How E. coli gets into the food system. It’s been pretty well drilled into everyone’s minds that a well done burger is better than one that is rare, and in a way, that’s part of the problem, says Doreen Tracy, an assistant professor of nutrition and dietetics at Seton Hill University in Greensburg, Pennsylvania.
“When we think of E.coli, we usually think of under-cooked ground meat as the source,” Tracy says. “But more and more E.coli outbreaks have been traced back to fresh produce.”
So while you may be smart enough to realize this isn’t just about meat, you want to make sure any of your employees fully understand how the bacterium spreads. You could do everything right, but hire one person who doesn’t quite get it, and then you’ve got trouble.
And how does E.coli spread?
It’s gross, but it really comes down to animal poop.
“Since E.coli is found in the gastrointestinal tracts of cattle and other ruminant animals and in infected humans, anything that comes in contact with feces from these animals or humans has the potential to become contaminated,” Tracy says. “Fresh produce can become contaminated by contact with infected hands, tools, containers, equipment, or other animals. We know that E.coli in meat is destroyed by cooking to proper temperatures but fruits and vegetables eaten fresh are not cooked. For this reason preventing contamination of fresh produce is key.”
What can a business do? If you’re buying food, you’re dependent on having a reputable supplier, Tracy says.
Meanwhile, if your company has a kitchen, and you have staff preparing food, the edict to wash food is there for a reason. Sure, it’s common sense, but Tracy says, “Wash hands properly and often, especially after handling raw meat. Third, avoid cross contamination by properly sanitizing work surfaces, utensils and containers.”
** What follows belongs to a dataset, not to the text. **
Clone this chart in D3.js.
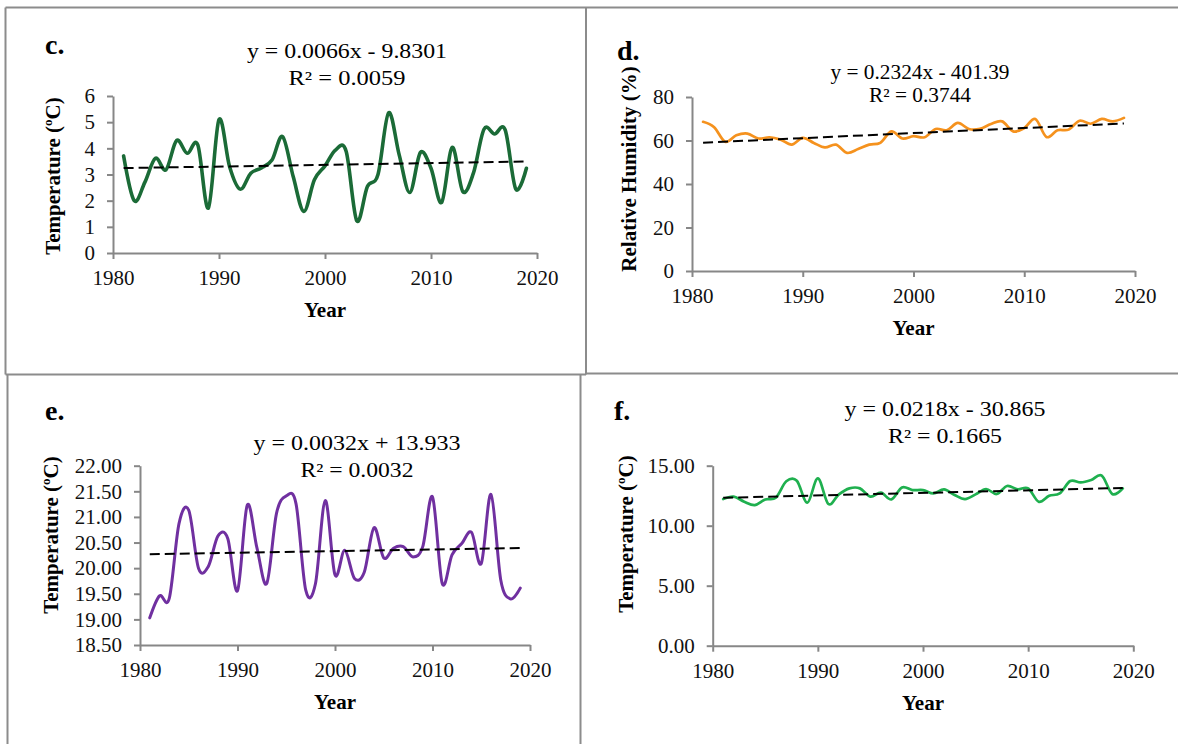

And E.coli does turn up in your business, especially if your company doesn’t have all of that goodwill, be transparent about the problem with the public and spend whatever money you need to, to make your food supply safe, public relations experts will tell you.
Because that goodwill, even for a Chipotle-beloved business, isn’t indefinite, according to Almonte, who says: “Even the best brands have their threshold of controversy, when customers begin to hesitate in their support. And the controversy doesn’t have to be a major one – or even justified. Public perception could do a lot to sink the brand.”
And it’s understandable why the public would become nervous with food. People are happy to spend money on good food, but they do want to pay with money — and not their lives.